WORK TO BE COMPLETED
Extract, unchanged, every line from the top of the material below through the line with "88.0, 81.9, 80.9];", and no more.

DATA BLOCK
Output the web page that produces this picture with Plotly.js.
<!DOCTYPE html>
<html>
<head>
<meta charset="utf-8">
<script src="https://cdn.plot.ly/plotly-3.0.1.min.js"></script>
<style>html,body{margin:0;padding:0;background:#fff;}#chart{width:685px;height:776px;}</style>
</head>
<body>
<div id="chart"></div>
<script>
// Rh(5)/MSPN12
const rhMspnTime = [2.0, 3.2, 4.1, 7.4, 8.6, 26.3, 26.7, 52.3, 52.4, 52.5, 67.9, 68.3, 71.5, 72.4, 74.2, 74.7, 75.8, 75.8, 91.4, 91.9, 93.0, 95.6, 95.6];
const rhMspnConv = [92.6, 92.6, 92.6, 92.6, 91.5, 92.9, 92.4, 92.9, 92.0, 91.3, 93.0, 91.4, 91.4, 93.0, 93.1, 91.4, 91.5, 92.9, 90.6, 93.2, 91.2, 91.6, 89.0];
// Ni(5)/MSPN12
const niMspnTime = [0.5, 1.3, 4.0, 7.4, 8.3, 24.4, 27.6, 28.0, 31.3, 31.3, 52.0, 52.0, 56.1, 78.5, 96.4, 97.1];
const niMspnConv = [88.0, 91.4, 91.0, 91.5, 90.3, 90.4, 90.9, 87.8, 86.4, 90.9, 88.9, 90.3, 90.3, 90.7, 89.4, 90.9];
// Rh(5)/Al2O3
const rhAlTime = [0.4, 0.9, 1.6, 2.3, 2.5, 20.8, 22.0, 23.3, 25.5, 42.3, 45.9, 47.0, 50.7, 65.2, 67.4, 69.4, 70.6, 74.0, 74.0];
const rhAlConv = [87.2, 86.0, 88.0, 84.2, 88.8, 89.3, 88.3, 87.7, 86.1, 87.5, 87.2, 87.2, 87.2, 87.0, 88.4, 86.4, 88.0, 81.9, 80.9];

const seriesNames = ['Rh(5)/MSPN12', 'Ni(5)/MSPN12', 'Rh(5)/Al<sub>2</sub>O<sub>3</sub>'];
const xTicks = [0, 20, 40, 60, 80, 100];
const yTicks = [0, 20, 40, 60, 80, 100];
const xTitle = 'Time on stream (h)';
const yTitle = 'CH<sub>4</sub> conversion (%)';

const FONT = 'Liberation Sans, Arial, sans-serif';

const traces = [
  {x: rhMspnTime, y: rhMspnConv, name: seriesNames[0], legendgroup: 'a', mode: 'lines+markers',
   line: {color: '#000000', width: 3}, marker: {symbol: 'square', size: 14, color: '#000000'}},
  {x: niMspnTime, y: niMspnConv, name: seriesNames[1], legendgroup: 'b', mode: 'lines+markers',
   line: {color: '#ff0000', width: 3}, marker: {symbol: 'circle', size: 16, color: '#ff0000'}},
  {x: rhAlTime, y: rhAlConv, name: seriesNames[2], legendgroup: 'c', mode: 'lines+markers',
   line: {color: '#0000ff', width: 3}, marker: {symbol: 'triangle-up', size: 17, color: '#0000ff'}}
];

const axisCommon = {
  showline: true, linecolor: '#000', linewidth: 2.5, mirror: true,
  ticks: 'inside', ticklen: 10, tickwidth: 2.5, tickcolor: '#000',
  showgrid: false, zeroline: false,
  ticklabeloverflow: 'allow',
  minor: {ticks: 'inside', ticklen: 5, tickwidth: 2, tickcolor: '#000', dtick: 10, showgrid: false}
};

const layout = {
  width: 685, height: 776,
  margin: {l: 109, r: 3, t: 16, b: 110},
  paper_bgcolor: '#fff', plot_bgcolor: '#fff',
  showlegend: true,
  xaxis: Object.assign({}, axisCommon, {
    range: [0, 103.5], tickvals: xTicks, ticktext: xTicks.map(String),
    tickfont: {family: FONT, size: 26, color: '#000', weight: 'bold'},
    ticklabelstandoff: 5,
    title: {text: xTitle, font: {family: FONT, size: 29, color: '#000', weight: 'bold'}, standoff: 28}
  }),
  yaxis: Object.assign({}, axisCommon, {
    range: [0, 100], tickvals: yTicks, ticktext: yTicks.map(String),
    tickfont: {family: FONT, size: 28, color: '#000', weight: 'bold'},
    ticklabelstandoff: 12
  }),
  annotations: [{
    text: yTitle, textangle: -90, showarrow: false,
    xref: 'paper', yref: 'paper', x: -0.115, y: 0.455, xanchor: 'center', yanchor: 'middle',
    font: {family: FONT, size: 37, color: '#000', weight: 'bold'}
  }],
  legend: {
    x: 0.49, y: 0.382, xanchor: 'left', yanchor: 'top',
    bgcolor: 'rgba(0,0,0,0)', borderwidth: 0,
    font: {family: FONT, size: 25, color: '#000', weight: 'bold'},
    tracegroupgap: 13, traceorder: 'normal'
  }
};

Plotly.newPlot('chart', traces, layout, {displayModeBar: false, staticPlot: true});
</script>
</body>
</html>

WRITTEN REPLY
Output the web page that produces this picture with Plotly.js.
<!DOCTYPE html>
<html>
<head>
<meta charset="utf-8">
<script src="https://cdn.plot.ly/plotly-3.0.1.min.js"></script>
<style>html,body{margin:0;padding:0;background:#fff;}#chart{width:685px;height:776px;}</style>
</head>
<body>
<div id="chart"></div>
<script>
// Rh(5)/MSPN12
const rhMspnTime = [2.0, 3.2, 4.1, 7.4, 8.6, 26.3, 26.7, 52.3, 52.4, 52.5, 67.9, 68.3, 71.5, 72.4, 74.2, 74.7, 75.8, 75.8, 91.4, 91.9, 93.0, 95.6, 95.6];
const rhMspnConv = [92.6, 92.6, 92.6, 92.6, 91.5, 92.9, 92.4, 92.9, 92.0, 91.3, 93.0, 91.4, 91.4, 93.0, 93.1, 91.4, 91.5, 92.9, 90.6, 93.2, 91.2, 91.6, 89.0];
// Ni(5)/MSPN12
const niMspnTime = [0.5, 1.3, 4.0, 7.4, 8.3, 24.4, 27.6, 28.0, 31.3, 31.3, 52.0, 52.0, 56.1, 78.5, 96.4, 97.1];
const niMspnConv = [88.0, 91.4, 91.0, 91.5, 90.3, 90.4, 90.9, 87.8, 86.4, 90.9, 88.9, 90.3, 90.3, 90.7, 89.4, 90.9];
// Rh(5)/Al2O3
const rhAlTime = [0.4, 0.9, 1.6, 2.3, 2.5, 20.8, 22.0, 23.3, 25.5, 42.3, 45.9, 47.0, 50.7, 65.2, 67.4, 69.4, 70.6, 74.0, 74.0];
const rhAlConv = [87.2, 86.0, 88.0, 84.2, 88.8, 89.3, 88.3, 87.7, 86.1, 87.5, 87.2, 87.2, 87.2, 87.0, 88.4, 86.4, 88.0, 81.9, 80.9];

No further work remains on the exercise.